I have to post this again because it looms large in my memory every holiday season.
Another year, another Thanksgiving and holiday season begins. Another year of having the burden of deciding whose food and liquor I can consume without lifting a finger to make any meaningful contribution.
It’s that time of the year when those “New Yorkers of the Week” loom large on NY1. Committing selfless acts, being generous and basically putting themselves out, not just at the holidays but all year long. Man, I hate those people. Don’t get me started on the “Student/Athlete of the Week.”
On top of all that, the City just released stats on how the use of food pantries and soup kitchens have spiked in the last year. Every borough has seen an increase since last year with Staten Island leading the way with a 100% increase.
But that’s not what I what I want to talk about. I want to talk about a few years…er… decades, back when I was a teen. I want to talk about Pinhead Bomberger.
My father owned a small grocery store in small town Pennsylvania. Each year around this time, he would personally make certain grocery deliveries. He made me go with him to help. The groceries were full meals for a family, all the fixin’s, turkey included. It was food for people who couldn’t afford it.
It was weird that the old man was making these deliveries personally. It was even weirder that he dragged me along. I asked on more than once occasion what the deal was, but he would always brush it off saying that it was someone who gave him money and a list of people and said to deliver the groceries.
To this day I can vividly recall the faces and emotions of those people, mostly single mothers, when we showed up at their doors with the food. They were sure there was some mistake. My dad assured them it wasn’t a mistake. When they asked who was responsible my dad would just say, “Santa Claus.” (It worked better when we did the Xmas deliveries, but what the hell?)

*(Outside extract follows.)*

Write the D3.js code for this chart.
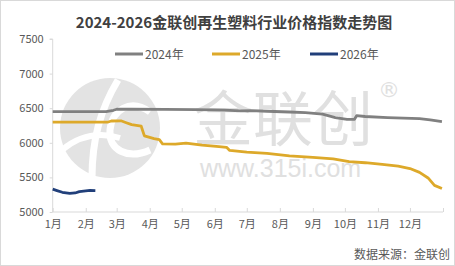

They were really thankful to get the food they otherwise wouldn’t have had for the holiday. I remember a few mothers, kids hanging on them, who got tears in their eyes.
Years later, while visiting at Christmas, I decided to ask my dad what that was all about. He said that since the guy was dead, there was no harm in spilling the beans.
This is where Pinhead Bomberger comes in. Bomberger was the German teacher at our high school. He was a real miserable prick. Everyone hated him. His unfortunate moniker “Pinhead” was due to his tiny head.
Dad said that one year Pinhead came to him with a list. It was a list of poor people, about a dozen or so. He wanted to buy them holiday dinners. My father was sworn to secrecy. Under no circumstances were these people to know where it came from. Dad didn’t know where he got the list. Then, as was his way, the old man decided to chip in and sweeten the deal. He added to Pinhead’s list and threw in more food.
Pinhead did that on Thanksgiving and Christmas until he died. The list was always different from year to year.
I asked why he made me go with him when he made those deliveries. He said it was a personal thing and he wanted to have me with him. He also wanted me to know how good I had it; to not take for granted my good fortune. Oh, by the way, did I mention dad was a Republican?
So, what do we take away from this? Is it that you never really know people? What made Pinhead do what he did? He knew he was hated. He could have easily made a big deal out of it, but he didn’t. He insisted on secrecy and the old man took that secret to the grave. I was the only one he told and it was only because I asked.
There are people like us who want to be liked, yet we probably haven’t done very much to help those less fortunate. And when we do it, we make sure people know it. It seems to me Pinhead was a real hero… a real human being.
And speaking of real… his real first name was Harry.